**YOUR TASK:**
Each line of the listing must be transcribed exactly, except for the images, which should be excluded.

■ ■ ■ ■ ■ ■ ■

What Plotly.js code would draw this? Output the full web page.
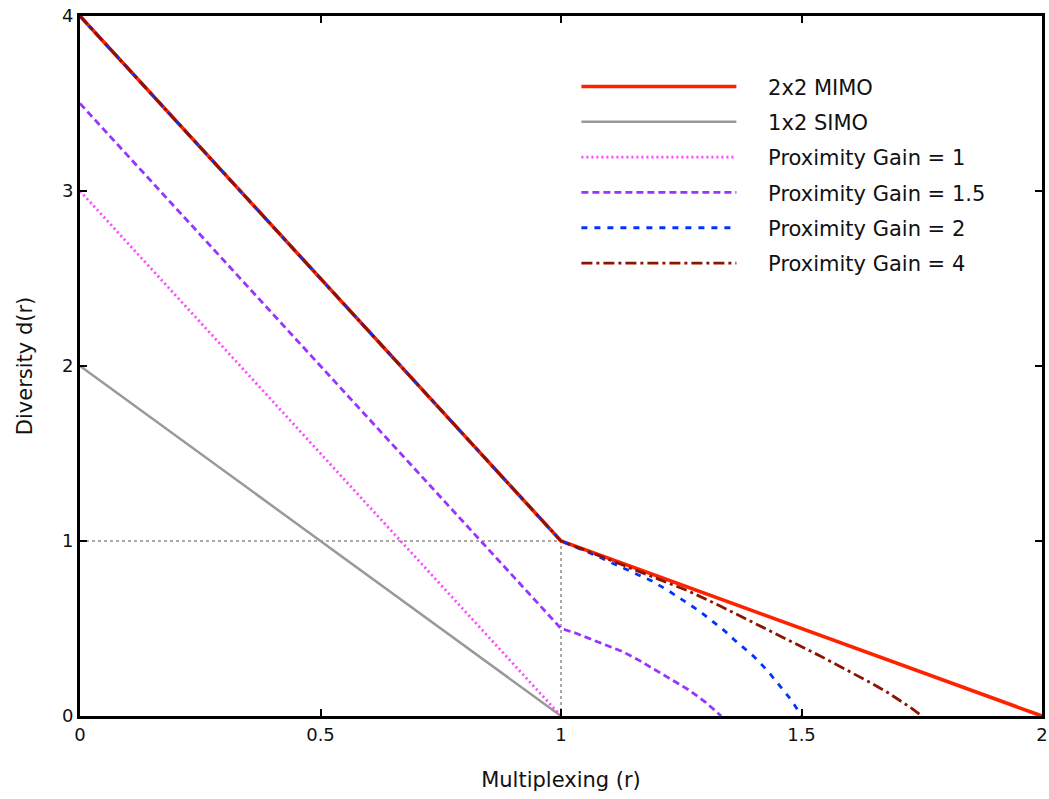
<!DOCTYPE html>
<html><head><meta charset="utf-8">
<script src="https://cdn.plot.ly/plotly-3.0.1.min.js"></script>
<style>html,body{margin:0;padding:0;background:#fff}#chart{width:1049px;height:799px}</style>
</head><body><div id="chart"></div>
<script>
// Reference guide lines
const refX = [0, 1, 1];
const refY = [1, 1, 0];

// 2x2 MIMO
const mimoR = [0, 1, 2];
const mimoD = [4, 1, 0];
// 1x2 SIMO
const simoR = [0, 1];
const simoD = [2, 0];
// Proximity Gain = 1
const g1R = [0, 1];
const g1D = [3, 0];
// Proximity Gain = 1.5
const g15R = [0, 1, 1.03, 1.057, 1.09, 1.127, 1.16, 1.196, 1.23, 1.266, 1.30, 1.333];
const g15D = [3.5, 0.5, 0.474, 0.446, 0.411, 0.369, 0.322, 0.264, 0.207, 0.149, 0.08, 0];
// Proximity Gain = 2
const g2R = [0, 1, 1.06, 1.12, 1.155, 1.189, 1.22, 1.252, 1.285, 1.315, 1.34, 1.36, 1.381, 1.401, 1.43, 1.457, 1.48, 1.5];
const g2D = [4, 1, 0.932, 0.857, 0.815, 0.771, 0.722, 0.666, 0.605, 0.541, 0.487, 0.436, 0.389, 0.34, 0.257, 0.168, 0.087, 0];
// Proximity Gain = 4
const g4R = [0, 1, 1.06, 1.12, 1.19, 1.266, 1.332, 1.436, 1.541, 1.645, 1.68, 1.708, 1.73, 1.75];
const g4D = [4, 1, 0.937, 0.872, 0.797, 0.713, 0.627, 0.484, 0.34, 0.188, 0.133, 0.082, 0.042, 0];

const names = ['2x2 MIMO', '1x2 SIMO', 'Proximity Gain = 1', 'Proximity Gain = 1.5', 'Proximity Gain = 2', 'Proximity Gain = 4'];
const xTicks = [0, 0.5, 1, 1.5, 2];
const xTickText = ['0', '0.5', '1', '1.5', '2'];
const yTicks = [0, 1, 2, 3, 4];

const FONT = 'DejaVu Sans, Verdana, sans-serif';
const PAD = '\u00a0\u00a0\u00a0\u00a0';

const traces = [
  {x: refX, y: refY, mode: 'lines', line: {color: '#aaaaaa', width: 2, dash: 'dot'}, showlegend: false, hoverinfo: 'skip'},
  {x: mimoR, y: mimoD, name: PAD + names[0], legendgroup: 'a', mode: 'lines', line: {color: '#ff2200', width: 3.6}},
  {x: simoR, y: simoD, name: PAD + names[1], legendgroup: 'b', mode: 'lines', line: {color: '#999999', width: 2.5}},
  {x: g1R, y: g1D, name: PAD + names[2], legendgroup: 'c', mode: 'lines', line: {color: '#ff44ff', width: 2.8, dash: '2px,3px'}},
  {x: g15R, y: g15D, name: PAD + names[3], legendgroup: 'd', mode: 'lines', line: {color: '#9933ff', width: 2.8, dash: '7px,4px'}},
  {x: g2R, y: g2D, name: PAD + names[4], legendgroup: 'e', mode: 'lines', line: {color: '#0033ff', width: 2.8, dash: '6px,7px'}},
  {x: g4R, y: g4D, name: PAD + names[5], legendgroup: 'f', mode: 'lines', line: {color: '#8b1500', width: 2.8, dash: '11px,4px,3px,4px'}}
];

const axisCommon = {
  showline: true, linecolor: '#000', linewidth: 3, mirror: 'ticks',
  ticks: 'inside', ticklen: 7, tickwidth: 2, tickcolor: '#000',
  showgrid: false, zeroline: false,
  tickfont: {family: FONT, size: 18, color: '#111'}
};

const layout = {
  width: 1049, height: 799,
  margin: {l: 80, r: 7, t: 16, b: 83},
  paper_bgcolor: '#fff', plot_bgcolor: '#fff',
  font: {family: FONT, size: 18, color: '#111'},
  xaxis: Object.assign({}, axisCommon, {
    range: [0, 2], tickvals: xTicks, ticktext: xTickText, ticklabelstandoff: 0,
    title: {text: 'Multiplexing (r)', font: {family: FONT, size: 21, color: '#111'}, standoff: 29}
  }),
  yaxis: Object.assign({}, axisCommon, {
    range: [0, 4], tickvals: yTicks, ticklabelstandoff: 0,
    title: {text: 'Diversity d(r)', font: {family: FONT, size: 21, color: '#111'}, standoff: 24}
  }),
  showlegend: true,
  legend: {
    x: 0.516, y: 0.928, xanchor: 'left', yanchor: 'top',
    bgcolor: 'rgba(0,0,0,0)', borderwidth: 0,
    font: {family: FONT, size: 21, color: '#111'},
    traceorder: 'grouped', tracegroupgap: 5, itemwidth: 155
  }
};

Plotly.newPlot('chart', traces, layout, {displayModeBar: false, staticPlot: true});
</script></body></html>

■ ■ ■ ■ ■ ■ ■

**RESULT BELOW:**
What Plotly.js code would draw this? Output the full web page.
<!DOCTYPE html>
<html><head><meta charset="utf-8">
<script src="https://cdn.plot.ly/plotly-3.0.1.min.js"></script>
<style>html,body{margin:0;padding:0;background:#fff}#chart{width:1049px;height:799px}</style>
</head><body><div id="chart"></div>
<script>
// Reference guide lines
const refX = [0, 1, 1];
const refY = [1, 1, 0];

// 2x2 MIMO
const mimoR = [0, 1, 2];
const mimoD = [4, 1, 0];
// 1x2 SIMO
const simoR = [0, 1];
const simoD = [2, 0];
// Proximity Gain = 1
const g1R = [0, 1];
const g1D = [3, 0];
// Proximity Gain = 1.5
const g15R = [0, 1, 1.03, 1.057, 1.09, 1.127, 1.16, 1.196, 1.23, 1.266, 1.30, 1.333];
const g15D = [3.5, 0.5, 0.474, 0.446, 0.411, 0.369, 0.322, 0.264, 0.207, 0.149, 0.08, 0];
// Proximity Gain = 2
const g2R = [0, 1, 1.06, 1.12, 1.155, 1.189, 1.22, 1.252, 1.285, 1.315, 1.34, 1.36, 1.381, 1.401, 1.43, 1.457, 1.48, 1.5];
const g2D = [4, 1, 0.932, 0.857, 0.815, 0.771, 0.722, 0.666, 0.605, 0.541, 0.487, 0.436, 0.389, 0.34, 0.257, 0.168, 0.087, 0];
// Proximity Gain = 4
const g4R = [0, 1, 1.06, 1.12, 1.19, 1.266, 1.332, 1.436, 1.541, 1.645, 1.68, 1.708, 1.73, 1.75];
const g4D = [4, 1, 0.937, 0.872, 0.797, 0.713, 0.627, 0.484, 0.34, 0.188, 0.133, 0.082, 0.042, 0];

const names = ['2x2 MIMO', '1x2 SIMO', 'Proximity Gain = 1', 'Proximity Gain = 1.5', 'Proximity Gain = 2', 'Proximity Gain = 4'];
const xTicks = [0, 0.5, 1, 1.5, 2];
const xTickText = ['0', '0.5', '1', '1.5', '2'];
const yTicks = [0, 1, 2, 3, 4];

const FONT = 'DejaVu Sans, Verdana, sans-serif';
const PAD = '\u00a0\u00a0\u00a0\u00a0';

const traces = [
  {x: refX, y: refY, mode: 'lines', line: {color: '#aaaaaa', width: 2, dash: 'dot'}, showlegend: false, hoverinfo: 'skip'},
  {x: mimoR, y: mimoD, name: PAD + names[0], legendgroup: 'a', mode: 'lines', line: {color: '#ff2200', width: 3.6}},
  {x: simoR, y: simoD, name: PAD + names[1], legendgroup: 'b', mode: 'lines', line: {color: '#999999', width: 2.5}},
  {x: g1R, y: g1D, name: PAD + names[2], legendgroup: 'c', mode: 'lines', line: {color: '#ff44ff', width: 2.8, dash: '2px,3px'}},
  {x: g15R, y: g15D, name: PAD + names[3], legendgroup: 'd', mode: 'lines', line: {color: '#9933ff', width: 2.8, dash: '7px,4px'}},
  {x: g2R, y: g2D, name: PAD + names[4], legendgroup: 'e', mode: 'lines', line: {color: '#0033ff', width: 2.8, dash: '6px,7px'}},
  {x: g4R, y: g4D, name: PAD + names[5], legendgroup: 'f', mode: 'lines', line: {color: '#8b1500', width: 2.8, dash: '11px,4px,3px,4px'}}
];

const axisCommon = {
  showline: true, linecolor: '#000', linewidth: 3, mirror: 'ticks',
  ticks: 'inside', ticklen: 7, tickwidth: 2, tickcolor: '#000',
  showgrid: false, zeroline: false,
  tickfont: {family: FONT, size: 18, color: '#111'}
};

const layout = {
  width: 1049, height: 799,
  margin: {l: 80, r: 7, t: 16, b: 83},
  paper_bgcolor: '#fff', plot_bgcolor: '#fff',
  font: {family: FONT, size: 18, color: '#111'},
  xaxis: Object.assign({}, axisCommon, {
    range: [0, 2], tickvals: xTicks, ticktext: xTickText, ticklabelstandoff: 0,
    title: {text: 'Multiplexing (r)', font: {family: FONT, size: 21, color: '#111'}, standoff: 29}
  }),
  yaxis: Object.assign({}, axisCommon, {
    range: [0, 4], tickvals: yTicks, ticklabelstandoff: 0,
    title: {text: 'Diversity d(r)', font: {family: FONT, size: 21, color: '#111'}, standoff: 24}
  }),
  showlegend: true,
  legend: {
    x: 0.516, y: 0.928, xanchor: 'left', yanchor: 'top',
    bgcolor: 'rgba(0,0,0,0)', borderwidth: 0,
    font: {family: FONT, size: 21, color: '#111'},
    traceorder: 'grouped', tracegroupgap: 5, itemwidth: 155
  }
};

Plotly.newPlot('chart', traces, layout, {displayModeBar: false, staticPlot: true});
</script></body></html>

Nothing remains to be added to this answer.